Weed Shop: Harborside
1840 Embarcadero, Oakland, 888-994-2726
At 6 a.m. on January 1, Steve DeAngelo had tears in his eyes as he made the first sale of recreational marijuana at the dispensary he founded more than a decade ago. It’s the result of a lifetime of work for DeAngelo, who began his career as a legalization activist: Today, thanks to a $6.5 million injection of capital and just two years after avoiding federal prosecution, Harborside is the flagship of legal weed. Its Harborside Index, which grades aroma, flavor, and anticipated effect, is the Parker rating of cannabis. Flowers range from the face-melting Disco Balls (23.1 percent THC) to the mellow Jack Sabbath (12.3 percent THC).
Runner-up: Blum, Oakland

Wineshop: Bay Grape
376 Grand Ave., Oakland, 510-686-3615
With contagious enthusiasm and knowledge to spare, owners Josiah Baldivino and Stevie Stacioni make this whole wine-selling business look easy. It’s not. Their bedside manner in guiding customers to Suisun Valley whites, McLaren Vale pét-nats, or aglianicos from Campania makes you realize that this Lake Merritt establishment is more than just a wineshop. It’s a virtual community hub, playing host to wine appreciation classes, beer tastings, neighborhood mixers, CSA box pickups, and private parties, all set to a soundtrack of vintage vinyl.

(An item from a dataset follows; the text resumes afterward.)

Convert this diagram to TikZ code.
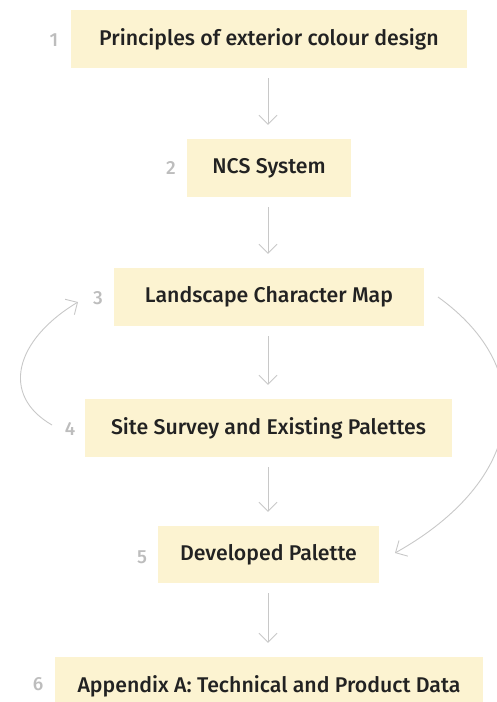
\documentclass[tikz,border=0pt]{standalone}
\usepackage{fontspec}
\setmainfont{Fira Sans}[BoldFont={Fira Sans Medium}]
\usetikzlibrary{arrows.meta}
\definecolor{boxfill}{HTML}{FCF3D1}
\definecolor{txt}{HTML}{222222}
\definecolor{numc}{HTML}{BDBDBD}
\definecolor{arr}{HTML}{C8C8C8}
\tikzset{
  stepbox/.style={rectangle, fill=boxfill, minimum height=58pt, inner sep=0pt, text=txt, font=\fontsize{21.3}{24}\selectfont\bfseries},
  numlabel/.style={text=numc, font=\fontsize{19}{21}\selectfont\bfseries, inner sep=0pt},
  flow/.style={draw=arr, line width=0.9pt, -{Straight Barb[length=9pt,width=18pt]}, shorten <=10pt, shorten >=14pt},
  loop/.style={draw=arr, line width=0.9pt, -{Straight Barb[length=9pt,width=18pt]}}
}
\begin{document}
\begin{tikzpicture}[x=1pt,y=-1pt]
\useasboundingbox (0,0) rectangle (497,702);
\clip (0,0) rectangle (497,702);
\node[stepbox, minimum width=396pt] (b1) at (269,39) {Principles of exterior colour design};
\node[stepbox, minimum width=164pt] (b2) at (269,168) {NCS System};
\node[stepbox, minimum width=310pt] (b3) at (269,297) {Landscape Character Map};
\node[stepbox, minimum width=367pt] (b4) at (268.5,428) {Site Survey and Existing Palettes};
\node[stepbox, minimum width=221pt, minimum height=57pt] (b5) at (268.5,554.5) {Developed Palette};
\node[stepbox, minimum width=428pt] (b6) at (269,686) {Appendix A: Technical and Product Data};
\node[numlabel] (n1) at (54,40) {1};
\node[numlabel] (n2) at (171,168) {2};
\node[numlabel] (n3) at (98,298) {3};
\node[numlabel] (n4) at (70,429) {4};
\node[numlabel] (n5) at (142,557) {5};
\node[numlabel] (n6) at (38,684) {6};
\draw[flow] (b1.south -| 268,0) -- (b2.north -| 268,0);
\draw[flow] (b2.south -| 268,0) -- (b3.north -| 268,0);
\draw[flow] (b3.south -| 268,0) -- (b4.north -| 268,0);
\draw[flow] (b4.south -| 268,0) -- (b5.north -| 268,0);
\draw[flow] (b5.south -| 268,0) -- (b6.north -| 268,0);
\coordinate (l1) at (52,425);
\coordinate (l2) at (78,302);
\coordinate (r1) at (438,297);
\coordinate (r2) at (395,553);
\draw[loop] (l1) .. controls (0,395) and (15,340) .. (l2);
\draw[loop] (r1) .. controls (540,370) and (525,480) .. (r2);
\end{tikzpicture}
\end{document}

Runner-up: Ordinaire, Oakland

Bookstore: Moe’s Books
2476 Telegraph Ave., Berkeley, 510-849-2087
What more could we possibly say about the famed new- and used-book store founded in 1959 and towering four stories above Berkeley’s Telegraph Avenue? Here’s a random smattering. Acclaimed novelist Jonathan Lethem used to work there. James Patterson gave it a $7,000 grant in 2014—even though his books don’t sell very well there. One of Blade Runner’s screenwriters once made a short documentary film of a party there. The last time we were in, we bought a first-edition copy of the vegetarian Moosewood Cookbook filled with notes penciled in by the previous owner over decades of use. The true function of Moe’s may not even be that of a store. Like a medieval monastery, it shepherds ideas from the past into the present.